Tandis que mon père, poursuivi par ses créanciers, emprisonné même, n’était ni moins insouciant ni moins léger, j’aurais voulu me cacher au monde entier et me livrais à des accès de mélancolie d’autant plus douloureux, que, fort expansif dans mes plaisirs, je ne l’ai jamais été dans mes peines. La crainte de rencontrer des témoins et des victimes de notre désastre m’égarait en de longues promenades autour de Paris.

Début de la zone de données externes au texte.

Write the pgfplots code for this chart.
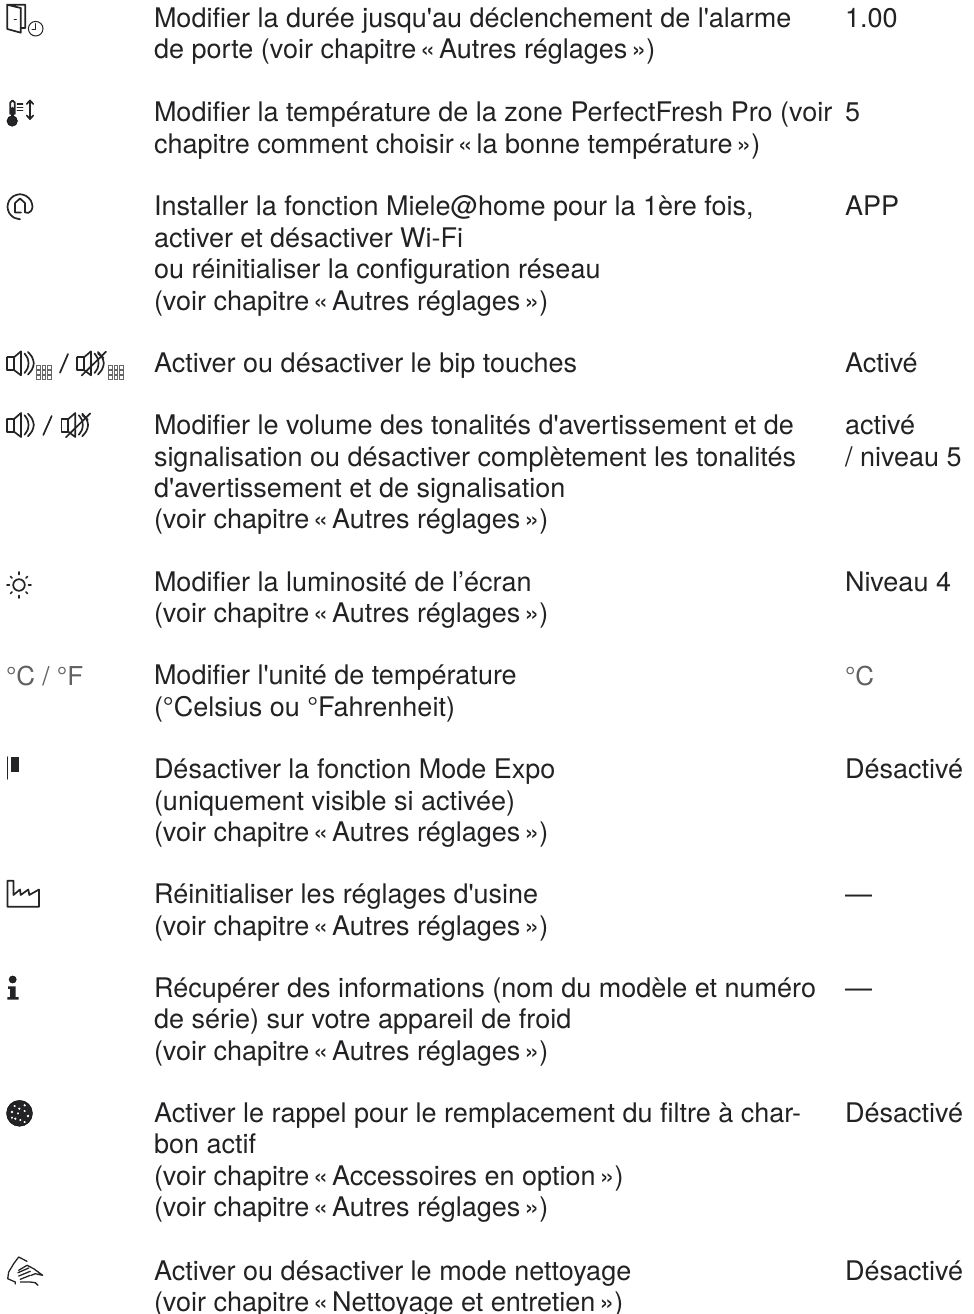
\documentclass[border=0pt]{standalone}
\usepackage{fontspec}
\usepackage{pgfplots}
\pgfplotsset{compat=1.18}
\newfontfamily\hv{TeX Gyre Heros}
\definecolor{ink}{HTML}{242426}
\definecolor{txt}{HTML}{222224}
\newcommand\og{\kern3.9pt«\kern3.9pt}
\newcommand\fg{\kern3.9pt»}
\pgfplotsset{ic/.style={draw=ink,line width=1.7pt,no markers,line join=round,line cap=round,forget plot}}
\newcommand\Ring[4]{\addplot[only marks,forget plot,mark=o,mark size=#3,mark options={draw=ink,line width=#4}] coordinates {(#1,#2)};}
\newcommand\Disc[4]{\addplot[only marks,forget plot,mark=*,mark size=#3,mark options={draw=none,fill=#4}] coordinates {(#1,#2)};}
\newcommand\Speaker[2]{%
 \addplot[ic,x filter/.expression={x+#1},y filter/.expression={y+#2}] coordinates {(7.3,357.3)(14,357.3)(14,370)(7.3,370)(7.3,357.3)};
 \addplot[ic,x filter/.expression={x+#1},y filter/.expression={y+#2}] coordinates {(14,357.3)(21,351.3)(21,375.3)(14,370)};
 \addplot[ic,smooth,x filter/.expression={x+#1},y filter/.expression={y+#2}] coordinates {(24.5,353.5)(27.5,358)(28.5,363.3)(27.5,368.5)(24.5,373)};
 \addplot[ic,smooth,x filter/.expression={x+#1},y filter/.expression={y+#2}] coordinates {(28,352)(32,357)(33.8,363.3)(32,369.5)(28,374.5)};
}
\newcommand\Mute[2]{%
 \Speaker{#1}{#2}
 \addplot[ic,x filter/.expression={x+#1},y filter/.expression={y+#2}] coordinates {(11.7,375.5)(36,351.7)};
 \addplot[ic,x filter/.expression={x+#1},y filter/.expression={y+#2}] coordinates {(28,353.5)(33.5,358)};
}
\newcommand\Keys[1]{%
 \addplot[only marks,forget plot,mark=square,mark size=1.9,mark options={draw=ink!70,line width=1pt},x filter/.expression={x+#1}] coordinates {(38.7,367.7)(44,367.7)(49.3,367.7)(38.7,372.5)(44,372.5)(49.3,372.5)(38.7,377.3)(44,377.3)(49.3,377.3)};
}
\newcommand\T[3]{\node[anchor=base west,inner sep=0pt,outer sep=0pt,text=txt] at (axis cs:#1,#2) {\hv\fontsize{27}{30}\selectfont #3};}
\newcommand\G[3]{\node[anchor=base west,inner sep=0pt,outer sep=0pt,text=black!62] at (axis cs:#1,#2) {\hv\fontsize{26}{30}\selectfont #3};}
\begin{document}
\begin{tikzpicture}
\begin{axis}[at={(0,0)},anchor=south west,scale only axis,width=974pt,height=1314pt,xmin=0,xmax=974,ymin=0,ymax=1314,y dir=reverse,hide axis,clip=false]
% door + clock
\addplot[ic] coordinates {(20.7,8)(7.3,4.8)(25.3,4.8)(25.3,28)(20.7,28)};
\addplot[ic] coordinates {(7.3,4.8)(7.3,29)(20.7,32.7)(20.7,8)};
\addplot[ic,line width=1.3pt] coordinates {(14.3,19.2)(16.3,19.2)};
\Ring{35.7}{28.7}{7.3}{1pt}
\addplot[ic,line width=0.9pt] coordinates {(35.7,23.5)(35.7,29.2)(32,29.2)};
% thermometer
\addplot[ic,line width=1.8pt] coordinates {(10.3,114)(10.3,102.5)(12.5,100.5)(14.8,102.5)(14.8,114)};
\addplot[ic,line width=2.5pt] coordinates {(12.5,108)(12.5,118)};
\Disc{12.2}{121}{5.3}{ink}
\addplot[ic,line width=1.3pt] coordinates {(17.3,104)(22.7,104)};
\addplot[ic,line width=1.3pt] coordinates {(17.3,107.4)(22.7,107.4)};
\addplot[ic,line width=1.3pt] coordinates {(17.3,110.7)(22.7,110.7)};
\addplot[ic] coordinates {(30,100.5)(30,119)};
\addplot[ic] coordinates {(26.8,104)(30,100.5)(33.2,104)};
\addplot[ic] coordinates {(26.8,115.5)(30,119)(33.2,115.5)};
% at-home
\addplot[ic,smooth] coordinates {(20,219.2)(13.7,217.5)(9.2,213)(7.5,206.7)(9.2,200.5)(13.7,196)(20,194.2)(26.2,196)(30.8,200.5)(32.5,206.7)(31,211)(28.5,212.8)(25,212.3)};
\addplot[ic] coordinates {(25,212.3)(25,203)(20,198.5)(15,203)(15,212.5)(21,212.5)};
% speakers
\Speaker{0}{0}
\Keys{0}
\addplot[ic] coordinates {(60,372.7)(68,354)};
\Mute{70}{0}
\Keys{72}
\Speaker{0}{61.7}
\addplot[ic] coordinates {(43.3,435)(51.7,416)};
\Mute{54.3}{61.7}
% sun
\Ring{19}{585}{5.8}{1.7pt}
\addplot[ic] coordinates {(19,572)(19,574.5)};
\addplot[ic] coordinates {(19,595.5)(19,598)};
\addplot[ic] coordinates {(7,585)(9.5,585)};
\addplot[ic] coordinates {(28.5,585)(31,585)};
\addplot[ic] coordinates {(10.5,576.5)(12,578)};
\addplot[ic] coordinates {(26,592)(27.5,593.5)};
\addplot[ic] coordinates {(27.5,576.5)(26,578)};
\addplot[ic] coordinates {(12,592)(10.5,593.5)};
% C / F
\G{6}{685}{°C / °F}
% flag
\addplot[ic,line width=1.2pt] coordinates {(7.5,757)(7.5,779)};
\addplot[draw=none,fill=ink,forget plot] coordinates {(10.8,756.8)(19.3,756.8)(19.3,772)(10.8,772)} --cycle;
% factory
\addplot[ic] coordinates {(7.5,880.7)(13.5,880.7)(13.5,895)(20,889.5)(20.7,895)(28.3,889.5)(29.3,895)(39,889.5)(39,906.7)(7.5,906.7)(7.5,880.7)};
% info
\Disc{12.7}{979.5}{3.6}{ink}
\addplot[draw=none,fill=ink,forget plot] coordinates {(8,986.3)(15.5,986.3)(15.5,997)(18.7,997)(18.7,999.7)(7.3,999.7)(7.3,997)(10,997)(10,988.8)(8,988.8)} --cycle;
% filter disc
\Disc{19.5}{1113.3}{13}{ink}
\addplot[only marks,forget plot,mark=*,mark size=1.8,mark options={draw=none,fill=white}] coordinates {(14.7,1106)(19.3,1108.7)(24.7,1105.3)(12,1112)(18,1113.3)(24.7,1111)(28,1116)(15.3,1118.7)(20.3,1120)(24.7,1122)(12,1117.7)};
% hand
\addplot[ic,line width=1.3pt] coordinates {(15.3,1284)(15.3,1282)(7.7,1278.7)(8.7,1272)(13.7,1263.7)(18.7,1257)(27,1261.3)};
\addplot[ic,line width=1.3pt] coordinates {(18.7,1270.3)(27,1265.3)(33.7,1268.7)(42.7,1275.3)(35.3,1273.7)(31.3,1275.3)};
\addplot[ic,line width=1.3pt] coordinates {(18,1272.7)(28.7,1268)};
\addplot[ic,line width=1.3pt] coordinates {(18.7,1276)(30.3,1271.3)};
\addplot[ic,line width=1.3pt] coordinates {(20.3,1279.3)(30.3,1275.3)};
\addplot[ic,line width=1.3pt] coordinates {(20.3,1282)(30.3,1282)(35.3,1282.7)(38,1285.3)};
% text
\T{154}{27.5}{Modifier la durée jusqu'au déclenchement de l'alarme}
\T{154}{59}{de porte (voir chapitre\og Autres réglages\fg)}
\T{845}{27.5}{1.00}
\T{154}{121}{Modifier la température de la zone PerfectFresh Pro (voir}
\T{154}{153}{chapitre comment choisir\og la bonne température\fg)}
\T{845}{121}{5}
\T{154}{215}{Installer la fonction Miele@home pour la 1ère fois,}
\T{154}{247}{activer et désactiver Wi-Fi}
\T{154}{278.5}{ou réinitialiser la configuration réseau}
\T{154}{310}{(voir chapitre\og Autres réglages\fg)}
\T{845}{215}{APP}
\T{154}{372}{Activer ou désactiver le bip touches}
\T{845}{372}{Activé}
\T{154}{434}{Modifier le volume des tonalités d'avertissement et de}
\T{154}{466}{signalisation ou désactiver complètement les tonalités}
\T{154}{497}{d'avertissement et de signalisation}
\T{154}{528.5}{(voir chapitre\og Autres réglages\fg)}
\T{845}{434}{activé}
\T{845}{466}{/ niveau 5}
\T{154}{591}{Modifier la luminosité de l’écran}
\T{154}{622.5}{(voir chapitre\og Autres réglages\fg)}
\T{845}{591}{Niveau 4}
\T{154}{684.5}{Modifier l'unité de température}
\T{154}{716}{(°Celsius ou °Fahrenheit)}
\G{845}{685}{°C}
\T{154}{778}{Désactiver la fonction Mode Expo}
\T{154}{810}{(uniquement visible si activée)}
\T{154}{841}{(voir chapitre\og Autres réglages\fg)}
\T{845}{778}{Désactivé}
\T{154}{903}{Réinitialiser les réglages d'usine}
\T{154}{935}{(voir chapitre\og Autres réglages\fg)}
\T{845}{903}{—}
\T{154}{997}{Récupérer des informations (nom du modèle et numéro}
\T{154}{1028.5}{de série) sur votre appareil de froid}
\T{154}{1060}{(voir chapitre\og Autres réglages\fg)}
\T{845}{997}{—}
\T{154}{1122}{Activer le rappel pour le remplacement du filtre à char-}
\T{154}{1153}{bon actif}
\T{154}{1185}{(voir chapitre\og Accessoires en option\fg)}
\T{154}{1216}{(voir chapitre\og Autres réglages\fg)}
\T{845}{1122}{Désactivé}
\T{154}{1280}{Activer ou désactiver le mode nettoyage}
\T{154}{1311}{(voir chapitre\og Nettoyage et entretien\fg)}
\T{845}{1280}{Désactivé}
\end{axis}
\pgfresetboundingbox
\path (0,0) rectangle (974pt,1314pt);
\end{tikzpicture}
\end{document}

Saint-Gervais, Romainville[2], Boulogne, Vincennes, que de tranquillisantes rêveries je

  1. « Si cela vous est possible, mon enfant, restez maçon sans rien négliger pour devenir grand poëte. Sachez que, toute ma vie, j’ai regretté d’avoir été forcé par mes parents de quitter la profession d’imprimeur. Cet état eût assuré mon indépendance, et il faut être indépendant pour être poëte. » (Lettre à Charles Poncy.)
  2. Le vallon des Prés-Saint-Gervais et le coteau du bois de Romainville qui ont inspiré à Bernardin de Saint-Pierre de si jolies pages dans ses Études de la nature. Ces délicieuses promenades de nos pères n’existent plus.